Note 1: Section 57 provides that a modern award does not apply to an employee (or to an employer, or an employee organisation, in relation to the employee) in relation to particular employment at a time when an enterprise agreement applies to the employee in relation to that employment.
Note 2: In a modern award, coverage of an outworker entity must be expressed to relate only to outworker terms: see subsection 143(4).
…
Modern awards apply to employees in relation to particular employment
(3) A reference in this Act to a modern award applying to an employee is a reference to the award applying to the employee in relation to particular employment.
48 When a modern award covers an employer, employee, organisation or outworker entity
…
Modern awards cover employees in relation to particular employment
(5) A reference to a modern award covering an employee is a reference to the award covering the employee in relation to particular employment.
(Emphasis in original.)
89 It is clear from ss 47(3) and 48(5), in particular, that by virtue of the FW Act awards apply to and cover "particular employment". That is not the same thing as particular work. The particular employment must be judged by reference to all the circumstances. In the present case, it is quite insufficient to isolate a minority of duties and working time and inappropriate to divorce those matters from the employment relationship as a whole.

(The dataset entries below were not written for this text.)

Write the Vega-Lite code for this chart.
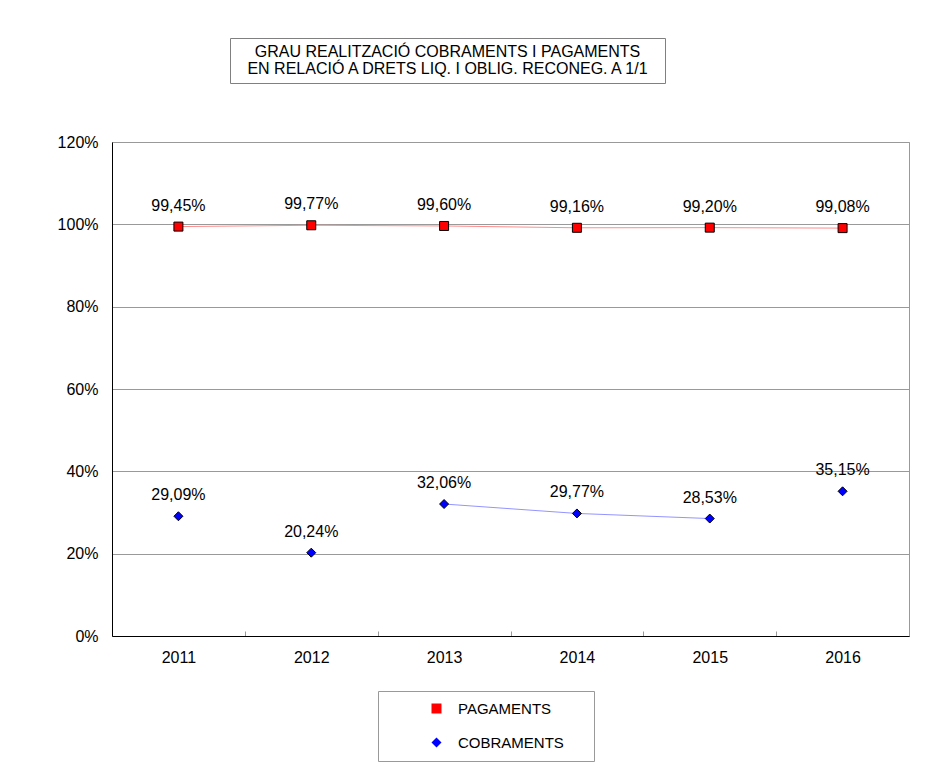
{
  "$schema": "https://vega.github.io/schema/vega-lite/v6.json",
  "background": "white",
  "padding": {"left": 56, "top": 37, "right": 0, "bottom": 0},
  "config": {
    "locale": {"number": {"decimal": ",", "thousands": ".", "grouping": [3], "currency": ["", " €"]}},
    "font": "Liberation Sans",
    "text": {"font": "Liberation Sans", "fontSize": 16, "color": "black"},
    "axis": {"labelFont": "Liberation Sans", "labelFontSize": 16, "labelColor": "black", "title": null},
    "legend": {"labelFont": "Liberation Sans", "titleFont": "Liberation Sans", "symbolStrokeColor": "black", "symbolStrokeWidth": 1}
  },
  "spacing": 49,
  "vconcat": [
    {
      "spacing": 0,
      "hconcat": [
        {
          "width": 117,
          "height": 45,
          "view": {"stroke": null},
          "data": {"values": []},
          "mark": "point"
        },
        {
          "width": 435,
          "height": 45,
          "view": {"stroke": "#808080", "strokeWidth": 1},
          "data": {"values": [{"title": "GRAU REALITZACIÓ COBRAMENTS I PAGAMENTS|EN RELACIÓ A DRETS LIQ. I OBLIG. RECONEG. A 1/1"}]},
          "mark": {"type": "text", "lineBreak": "|", "lineHeight": 17, "fontSize": 16, "align": "center", "baseline": "middle", "dy": -8.5},
          "encoding": {"text": {"field": "title", "type": "nominal"}}
        }
      ]
    },
    {
      "width": 797,
      "height": 494,
      "view": {"stroke": "#999999", "strokeWidth": 1},
      "data": {
        "values": [
          {"year": "2011", "series": "PAGAMENTS", "value": 0.9945, "linked": true},
          {"year": "2012", "series": "PAGAMENTS", "value": 0.9977, "linked": true},
          {"year": "2013", "series": "PAGAMENTS", "value": 0.9960, "linked": true},
          {"year": "2014", "series": "PAGAMENTS", "value": 0.9916, "linked": true},
          {"year": "2015", "series": "PAGAMENTS", "value": 0.9920, "linked": true},
          {"year": "2016", "series": "PAGAMENTS", "value": 0.9908, "linked": true},
          {"year": "2011", "series": "COBRAMENTS", "value": 0.2909, "linked": false},
          {"year": "2012", "series": "COBRAMENTS", "value": 0.2024, "linked": false},
          {"year": "2013", "series": "COBRAMENTS", "value": 0.3206, "linked": true},
          {"year": "2014", "series": "COBRAMENTS", "value": 0.2977, "linked": true},
          {"year": "2015", "series": "COBRAMENTS", "value": 0.2853, "linked": true},
          {"year": "2016", "series": "COBRAMENTS", "value": 0.3515, "linked": false}
        ]
      },
      "encoding": {
        "x": {
          "field": "year",
          "type": "ordinal",
          "scale": {"type": "band", "paddingInner": 0, "paddingOuter": 0},
          "axis": {
            "labelAngle": 0,
            "tickBand": "extent",
            "tickSize": -5,
            "tickColor": "#999999",
            "domainColor": "black",
            "domainWidth": 1,
            "labelPadding": 18,
            "grid": false
          }
        },
        "y": {
          "field": "value",
          "type": "quantitative",
          "scale": {"domain": [0, 1.2], "nice": false},
          "axis": {
            "format": ".0%",
            "values": [0, 0.2, 0.4, 0.6, 0.8, 1.0, 1.2],
            "ticks": false,
            "labelPadding": 14,
            "domainColor": "black",
            "grid": true,
            "gridColor": "#999999",
            "gridWidth": 1
          }
        }
      },
      "layer": [
        {
          "transform": [{"filter": "datum.series === 'PAGAMENTS'"}],
          "mark": {"type": "line", "color": "#ff8c8c", "strokeWidth": 1}
        },
        {
          "transform": [{"filter": "datum.series === 'COBRAMENTS' && datum.linked"}],
          "mark": {"type": "line", "color": "#9494ff", "strokeWidth": 1}
        },
        {
          "mark": {"type": "point", "filled": true, "stroke": "black", "strokeWidth": 1, "size": 81, "opacity": 1},
          "encoding": {
            "fill": {
              "field": "series",
              "type": "nominal",
              "scale": {"domain": ["PAGAMENTS", "COBRAMENTS"], "range": ["#ff0000", "#0000ff"]},
              "legend": {
                "orient": "none",
                "legendX": 266,
                "legendY": 653,
                "title": " ",
                "titleOrient": "right",
                "titlePadding": 20,
                "strokeColor": "#999999",
                "padding": 10,
                "labelFontSize": 15,
                "labelColor": "black",
                "rowPadding": 18,
                "symbolOffset": 41,
                "labelOffset": 14,
                "symbolStrokeColor": "black",
                "symbolStrokeWidth": 1,
                "encode": {
                  "symbols": {
                    "enter": {
                      "stroke": {"value": "black"},
                      "strokeWidth": {"value": 1}
                    },
                    "update": {
                      "stroke": {"value": "black"},
                      "strokeWidth": {"value": 1},
                      "size": {"value": 72}
                    }
                  }
                }
              }
            },
            "shape": {
              "field": "series",
              "type": "nominal",
              "scale": {"domain": ["PAGAMENTS", "COBRAMENTS"], "range": ["square", "diamond"]},
              "legend": {
                "orient": "none",
                "legendX": 266,
                "legendY": 653,
                "title": " ",
                "titleOrient": "right",
                "titlePadding": 20,
                "strokeColor": "#999999",
                "padding": 10,
                "labelFontSize": 15,
                "labelColor": "black",
                "rowPadding": 18,
                "symbolOffset": 41,
                "labelOffset": 14,
                "symbolStrokeColor": "black",
                "symbolStrokeWidth": 1,
                "encode": {
                  "symbols": {
                    "enter": {
                      "stroke": {"value": "black"},
                      "strokeWidth": {"value": 1}
                    },
                    "update": {
                      "stroke": {"value": "black"},
                      "strokeWidth": {"value": 1},
                      "size": {"value": 72}
                    }
                  }
                }
              }
            }
          }
        },
        {
          "mark": {"type": "text", "dy": -21, "fontSize": 16, "baseline": "middle", "align": "center"},
          "encoding": {"text": {"field": "value", "type": "quantitative", "format": ".2%"}}
        }
      ]
    }
  ]
}
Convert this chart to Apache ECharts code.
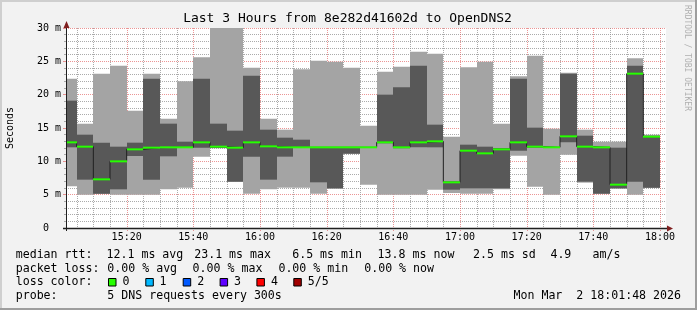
<!DOCTYPE html>
<html><head><meta charset="utf-8">
<script src="https://cdn.jsdelivr.net/npm/echarts@6/dist/echarts.min.js"></script>
<style>html,body{margin:0;padding:0;background:#f2f2f2}#c{width:697px;height:310px}</style>
</head><body><div id="c"></div>
<script>
// ---- data ----
const windowStart = '15:01:48';
const windowEnd = '18:01:48';
const binEnds = ['15:05','15:10','15:15','15:20','15:25','15:30','15:35','15:40','15:45','15:50','15:55','16:00',
  '16:05','16:10','16:15','16:20','16:25','16:30','16:35','16:40','16:45','16:50','16:55','17:00',
  '17:05','17:10','17:15','17:20','17:25','17:30','17:35','17:40','17:45','17:50','17:55','18:00'];
const pingMin = [6.25,5.0,5.1,5.0,5.0,5.0,5.8,6.05,10.7,11.95,6.9,5.15,5.8,6.05,6.05,5.15,5.9,11.1,6.5,5.0,5.0,5.0,5.75,5.25,5.15,5.15,5.8,10.85,6.2,5.0,11.0,6.8,5.1,5.9,5.0,6.0];
const ping2 = [12.1,7.25,5.15,5.8,10.8,7.25,10.75,12.0,12.05,12.0,6.95,10.7,7.25,10.7,12.05,6.85,5.95,11.15,12.05,12.7,11.95,12.1,12.1,5.75,5.95,5.95,5.95,11.6,12.05,12.05,12.85,6.95,5.15,5.95,6.95,6.05];
const median = [12.85,12.2,7.3,10.0,11.8,12.05,12.1,12.1,12.85,12.2,12.05,12.85,12.25,12.1,12.1,12.1,12.1,12.1,12.1,12.85,12.1,12.85,13.0,6.85,11.6,11.2,11.8,12.85,12.2,12.1,13.75,12.2,12.1,6.5,23.15,13.7];
const ping4 = [19.1,14.0,12.8,12.2,12.8,22.4,15.65,12.95,22.4,15.65,14.6,22.85,14.75,13.55,13.25,12.15,12.15,12.15,12.15,20.0,21.1,24.35,15.5,7.0,12.5,12.2,12.0,22.4,15.05,12.15,23.15,13.85,12.15,12.05,24.35,13.85];
const pingMax = [22.4,15.65,23.15,24.35,17.6,23.15,16.4,22.0,25.6,30,30,24.05,16.4,14.75,23.8,25.1,24.95,24.05,15.35,23.45,24.2,26.45,26.15,13.7,24.1,24.95,15.65,22.75,25.85,14.9,23.3,14.75,12.95,12.95,25.45,14.0];
const xTickLabels = ['15:20','15:40','16:00','16:20','16:40','17:00','17:20','17:40','18:00'];
const lossLabels = ['0','1','2','3','4','5/5'];
const lossColors = ['#26ff00','#00b8ff','#0059ff','#5e00ff','#ff0000','#a10000'];

// ---- helpers ----
function toMin(s){ const p = s.split(':').map(Number); return (p[0]-15)*60 + p[1] + (p[2]||0)/60; }
function fmtMin(v){ const t = Math.round(v); const h = 15 + Math.floor(t/60), m = t%60; return h + ':' + (m<10?'0':'') + m; }
const FONT = '"DejaVu Sans Mono", monospace';
const GRID_MINOR = 'rgba(143,143,143,0.75)';
const GRID_MAJOR = 'rgba(222,79,79,0.6)';
const AXIS_COL = '#1f1f1f';

const bins = binEnds.map((e,i)=>[i===0?toMin(windowStart):toMin(binEnds[i-1]), toMin(e), pingMin[i], ping2[i], ping4[i], pingMax[i], median[i]]);
const medianSteps = bins.map(b=>[b[0], b[6]]);
medianSteps.push([bins[bins.length-1][1], bins[bins.length-1][6]]);
const gridLines = binEnds.map(toMin);

const chart = echarts.init(document.getElementById('c'), null, {renderer:'canvas'});

function renderBars(params, api){
  const s = api.value(0), e = api.value(1);
  const a = api.coord([s, api.value(2)]), b = api.coord([e, api.value(5)]);
  const c = api.coord([s, api.value(3)]), d = api.coord([e, api.value(4)]);
  const x0 = Math.round(a[0]) + (params.dataIndex === 0 ? 1 : 0), x1 = Math.round(b[0]);
  return {type:'group', children:[
    {type:'rect', shape:{x:x0, y:b[1], width:x1-x0, height:a[1]-b[1]}, style:{fill:'#a4a4a4'}},
    {type:'rect', shape:{x:x0, y:d[1], width:x1-x0, height:c[1]-d[1]}, style:{fill:'#585858'}}
  ]};
}
function renderMedian(params, api){
  const a = api.coord([api.value(0), api.value(6)]), b = api.coord([api.value(1), api.value(6)]);
  const x0 = Math.round(a[0]) + (params.dataIndex === 0 ? 1 : 0), x1 = Math.round(b[0]);
  return {type:'rect', shape:{x:x0, y:a[1]-1, width:x1-x0, height:2}, style:{fill:'#26ff00'}};
}
function renderGrid(params, api){
  const t = api.value(0);
  const top = api.coord([t, 30]), bot = api.coord([t, 0]);
  const x = Math.round(top[0]) + 0.5;
  const major = Math.round(t) % 20 === 0;
  return {type:'line', shape:{x1:x, y1:top[1], x2:x, y2:bot[1] + (major?3:2)},
    style:{stroke: major?GRID_MAJOR:GRID_MINOR, lineWidth:1, lineDash:[1,1]}};
}

const legendY = [255, 268.5, 282, 296];
const LFONT = '11.6px ' + FONT;
const txt = (x, y, s, align) => ({type:'text', x:x, y:y, z:10,
  style:{text:s, font:LFONT, fill:'#000', align:align||'left', verticalAlign:'middle'}});

const graphics = [
  {type:'rect', shape:{x:0,y:0,width:697,height:2}, style:{fill:'#cfcfcf'}},
  {type:'rect', shape:{x:0,y:0,width:2,height:310}, style:{fill:'#cfcfcf'}},
  {type:'rect', shape:{x:0,y:308,width:697,height:2}, style:{fill:'#9e9e9e'}},
  {type:'rect', shape:{x:695,y:0,width:2,height:310}, style:{fill:'#9e9e9e'}},
  {type:'text', x:347.5, y:19, style:{text:'Last 3 Hours from 8e282d41602d to OpenDNS2', font:'13px ' + FONT, fill:'#000', align:'center', verticalAlign:'middle'}},
  {type:'text', x:10.5, y:128, rotation:Math.PI/2, style:{text:'Seconds', font:'10px ' + FONT, fill:'#000', align:'center', verticalAlign:'middle'}},
  {type:'text', x:687, y:5, rotation:-Math.PI/2, style:{text:'RRDTOOL / TOBI OETIKER', font:'8px ' + FONT, fill:'#b0b0b0', align:'left', verticalAlign:'middle'}},
  // axis lines (rrdtool style, slightly overshooting the canvas)
  {type:'line', z:10, shape:{x1:66.5, y1:231, x2:66.5, y2:27}, style:{stroke:AXIS_COL, lineWidth:1}},
  {type:'line', z:10, shape:{x1:63, y1:228.5, x2:668, y2:228.5}, style:{stroke:AXIS_COL, lineWidth:1.6}},
  {type:'polygon', z:10, shape:{points:[[63.5,28],[69.5,28],[66.5,21]]}, style:{fill:'#801f1f'}},
  {type:'polygon', z:10, shape:{points:[[667,225.5],[667,231.5],[673,228.5]]}, style:{fill:'#801f1f'}},
  txt(15.7, legendY[0], 'median rtt:'),
  txt(106.5, legendY[0], '12.1 ms avg'),
  txt(194.2, legendY[0], '23.1 ms max'),
  txt(292.2, legendY[0], '6.5 ms min'),
  txt(377.6, legendY[0], '13.8 ms now'),
  txt(473, legendY[0], '2.5 ms sd'),
  txt(550.4, legendY[0], '4.9'),
  txt(592.6, legendY[0], 'am/s'),
  txt(15.7, legendY[1], 'packet loss:'),
  txt(107.3, legendY[1], '0.00 % avg'),
  txt(192.6, legendY[1], '0.00 % max'),
  txt(278.4, legendY[1], '0.00 % min'),
  txt(364.2, legendY[1], '0.00 % now'),
  txt(15.7, legendY[2], 'loss color:'),
  txt(15.7, legendY[3], 'probe:'),
  txt(107.3, legendY[3], '5 DNS requests every 300s'),
  txt(681, legendY[3], 'Mon Mar  2 18:01:48 2026', 'right')
];
const boxX = [108, 145.3, 182.7, 219.6, 256.4, 293.3];
const labX = [122.5, 159.4, 197.2, 234.1, 271, 307.8];
lossLabels.forEach((l,i)=>{
  graphics.push({type:'rect', z:10, shape:{x:boxX[i]+0.5, y:278.5, width:7.5, height:7.5}, style:{fill:lossColors[i], stroke:'#000', lineWidth:1}});
  graphics.push(txt(labX[i], legendY[2], l));
});

chart.setOption({
  animation:false,
  backgroundColor:'#f2f2f2',
  grid:{left:66, top:28, width:600, height:200, show:true, backgroundColor:'#ffffff', borderWidth:0},
  xAxis:{type:'value', min:toMin(windowStart), max:toMin(windowEnd), z:0,
    axisLine:{show:false},
    axisTick:{show:false}, splitLine:{show:false},
    axisLabel:{customValues: xTickLabels.map(toMin), formatter: v => fmtMin(v), margin:4,
      fontFamily:FONT, fontSize:10, color:'#000'}},
  yAxis:{type:'value', min:0, max:30, interval:5, z:0,
    axisLine:{show:false},
    axisTick:{show:true, length:3, lineStyle:{color:GRID_MAJOR}},
    minorTick:{show:true, splitNumber:5, length:2, lineStyle:{color:GRID_MINOR}},
    splitLine:{show:true, lineStyle:{color:GRID_MAJOR, type:[1,1], width:1}},
    minorSplitLine:{show:true, lineStyle:{color:GRID_MINOR, type:[1,1], width:1}},
    axisLabel:{margin:5, fontFamily:FONT, fontSize:10, color:'#000', formatter: v => v===0 ? '0  ' : v + ' m'}},
  graphic: graphics,
  series:[
    {type:'custom', z:1, renderItem:renderGrid, data:gridLines.map(t=>[t]), encode:{x:0}, silent:true},
    {type:'custom', z:2, renderItem:renderBars, data:bins, encode:{x:[0,1], y:[2,5]}, silent:true},
    {type:'line', z:4, step:'end', data:medianSteps, symbol:'none', lineStyle:{color:'#202020', width:1}, silent:true},
    {type:'custom', z:5, renderItem:renderMedian, data:bins, encode:{x:[0,1], y:6}, silent:true}
  ]
});
</script></body></html>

90 I am satisfied, as I have said, that the FW Act does not apply to the employment of the cabin crew in question, that TET and Valuair are not national system employers, and that the eight cabin crew are not national system employees. The employment to which the present proceedings relate (i.e. employment by Valuair and TET) is not "in and of Australia". The FW Act does not apply the Award to that employment, or to a minority of the duties performed in that employment.